* Start *

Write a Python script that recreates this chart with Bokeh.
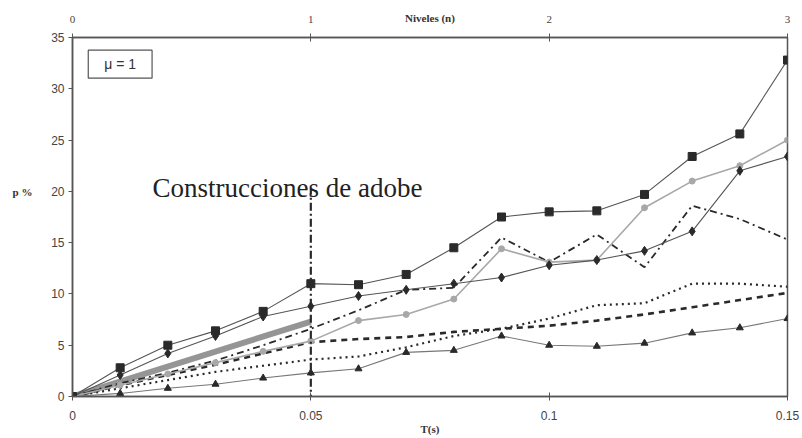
from bokeh.plotting import figure
from bokeh.models import LinearAxis, FixedTicker, Label, Range1d
from bokeh.embed import file_html
from bokeh.resources import INLINE

# ---- data ----
T = [0, 0.01, 0.02, 0.03, 0.04, 0.05, 0.06, 0.07, 0.08, 0.09, 0.10, 0.11, 0.12, 0.13, 0.14, 0.15]
s_squares = [0, 2.8, 5.0, 6.4, 8.3, 11.0, 10.9, 11.9, 14.5, 17.5, 18.0, 18.1, 19.7, 23.4, 25.6, 32.8]
s_diamonds = [0, 2.1, 4.2, 5.9, 7.8, 8.8, 9.8, 10.4, 11.0, 11.6, 12.8, 13.3, 14.2, 16.1, 22.0, 23.4]
s_gray = [0, 1.1, 2.2, 3.3, 4.4, 5.4, 7.4, 8.0, 9.5, 14.4, 13.1, 13.3, 18.4, 21.0, 22.5, 25.0]
s_dashdot = [0, 1.3, 2.3, 3.5, 5.0, 6.6, 8.4, 10.4, 10.6, 15.5, 13.1, 15.8, 12.6, 18.6, 17.3, 15.3]
s_dotted = [0, 0.8, 1.6, 2.4, 3.0, 3.6, 3.9, 4.8, 5.9, 6.6, 7.6, 8.9, 9.1, 11.0, 11.0, 10.7]
s_dashed = [0, 1.1, 2.1, 3.1, 4.2, 5.3, 5.6, 5.8, 6.3, 6.6, 6.9, 7.4, 8.0, 8.7, 9.4, 10.1]
s_triangles = [0, 0.3, 0.8, 1.2, 1.8, 2.3, 2.7, 4.3, 4.5, 5.9, 5.0, 4.9, 5.2, 6.2, 6.7, 7.6]
thick_T = [0, 0.05]
thick_p = [0, 7.3]
marker_T = [0.05, 0.05]
marker_p = [-0.6, 20.3]

x_ticks = [0, 0.05, 0.10, 0.15]
x_tick_labels = ["0", "0.05", "0.1", "0.15"]
top_tick_labels = ["0", "1", "2", "3"]
y_ticks = [0, 5, 10, 15, 20, 25, 30, 35]

p = figure(width=802, height=438, output_backend="svg", toolbar_location=None,
           x_range=Range1d(0, 0.15), y_range=Range1d(0, 35),
           min_border_left=72, min_border_right=15, min_border_top=37, min_border_bottom=42,
           x_axis_location=None, y_axis_location=None)
p.xgrid.visible = False
p.ygrid.visible = False
p.outline_line_color = "#555555"
p.outline_line_width = 1.5
p.background_fill_color = "white"
p.border_fill_color = "white"

axis_color = "#555555"
lab_color = "#444444"

left = LinearAxis(ticker=FixedTicker(ticks=y_ticks))
left.axis_line_color = axis_color
left.axis_line_width = 1.5
left.major_tick_line_color = axis_color
left.major_tick_in = 0
left.major_tick_out = 4
left.minor_tick_line_color = None
left.major_label_text_font = "Liberation Sans"
left.major_label_text_font_size = "12px"
left.major_label_text_color = lab_color
left.major_label_standoff = 4
p.add_layout(left, "left")

bottom = LinearAxis(ticker=FixedTicker(ticks=x_ticks))
bottom.major_label_overrides = {t: l for t, l in zip(x_ticks, x_tick_labels)}
bottom.axis_line_color = axis_color
bottom.axis_line_width = 1.5
bottom.major_tick_line_color = axis_color
bottom.major_tick_in = 4
bottom.major_tick_out = 4
bottom.minor_tick_line_color = None
bottom.major_label_text_font = "Liberation Sans"
bottom.major_label_text_font_size = "12px"
bottom.major_label_text_color = lab_color
bottom.major_label_standoff = 10
bottom.axis_label = "T(s)"
bottom.axis_label_text_font = "Liberation Serif"
bottom.axis_label_text_font_size = "11px"
bottom.axis_label_text_font_style = "bold"
bottom.axis_label_text_color = "#333333"
bottom.axis_label_standoff = 0
p.add_layout(bottom, "below")

top = LinearAxis(ticker=FixedTicker(ticks=x_ticks))
top.major_label_overrides = {t: l for t, l in zip(x_ticks, top_tick_labels)}
top.axis_line_color = axis_color
top.axis_line_width = 1.5
top.major_tick_line_color = axis_color
top.major_tick_in = 4
top.major_tick_out = 4
top.minor_tick_line_color = None
top.major_label_text_font = "Liberation Serif"
top.major_label_text_font_size = "11px"
top.major_label_text_color = lab_color
top.major_label_standoff = 11
p.add_layout(top, "above")

dark = "#2a2a2a"
gray = "#a8a8a8"

# thick gray line
p.line(thick_T, thick_p, line_color="#8a8a8a", line_width=6, line_alpha=0.9)

# dashed series
p.line(T, s_dashed, line_color=dark, line_width=2.6, line_dash="6 5")
# dotted series
p.line(T, s_dotted, line_color=dark, line_width=2.2, line_dash="2 4")
# dash-dot series
p.line(T, s_dashdot, line_color=dark, line_width=1.8, line_dash="7 4 2 4")

# triangles
p.line(T, s_triangles, line_color="#777777", line_width=1.1)
p.scatter(T, s_triangles, marker="triangle", size=7, fill_color=dark, line_color=dark)

# gray circles
p.line(T, s_gray, line_color=gray, line_width=1.6)
p.scatter(T, s_gray, marker="circle", size=6, fill_color=gray, line_color=gray)

# diamonds
p.line(T, s_diamonds, line_color="#555555", line_width=1.1)
p.scatter(T, s_diamonds, marker="diamond", size=9, fill_color=dark, line_color=dark)

# squares
p.line(T, s_squares, line_color="#555555", line_width=1.1)
p.scatter(T, s_squares, marker="square", size=8, fill_color=dark, line_color=dark)

# vertical dash-dot marker at T = 0.05
p.line(marker_T, marker_p, line_color=dark, line_width=2.2, line_dash="8 3 2 3")

# annotations
p.add_layout(Label(x=0.0168, y=20.3, text="Construcciones de adobe",
                   text_font="Liberation Serif", text_font_size="27px",
                   text_color="#222222", text_baseline="middle", text_align="left"))
p.add_layout(Label(x=0.01, y=32.4, text="\u03bc = 1",
                   text_font="Liberation Sans", text_font_size="14px",
                   text_color="#333333", text_baseline="middle", text_align="center",
                   border_line_color="#555555", border_line_width=1.2,
                   background_fill_color="white",
                   padding=dict(left=16, right=16, top=6, bottom=6)))
p.add_layout(Label(x=0.075, y=36.9, text="Niveles (n)",
                   text_font="Liberation Serif", text_font_size="11px",
                   text_font_style="bold", text_color="#333333",
                   text_baseline="middle", text_align="center"), "above")
p.add_layout(Label(x=-0.0105, y=19.9, text="p %",
                   text_font="Liberation Serif", text_font_size="11px",
                   text_font_style="bold", text_color="#333333",
                   text_baseline="middle", text_align="center"), "left")

open("out.html", "w").write(file_html(p, INLINE))
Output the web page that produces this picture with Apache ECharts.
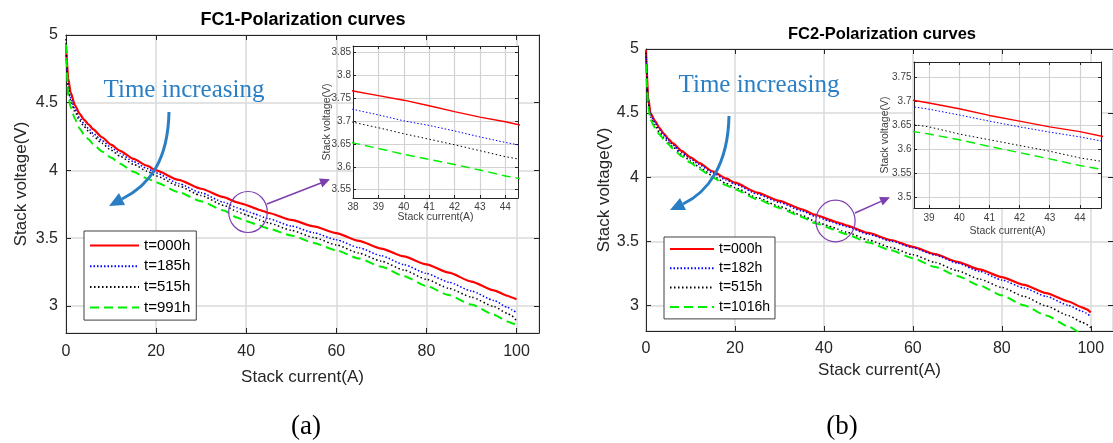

* End *

Aim =>
Go from the first line of the data above to the line containing "from bokeh.resources import INLINE" and retype exactly those lines, both included, but none of the pictures.

Full response =>
Write a Python script that recreates this chart with Bokeh.
from bokeh.plotting import figure
from bokeh.models import LinearAxis, FixedTicker, Label, Range1d
from bokeh.embed import file_html
from bokeh.resources import INLINE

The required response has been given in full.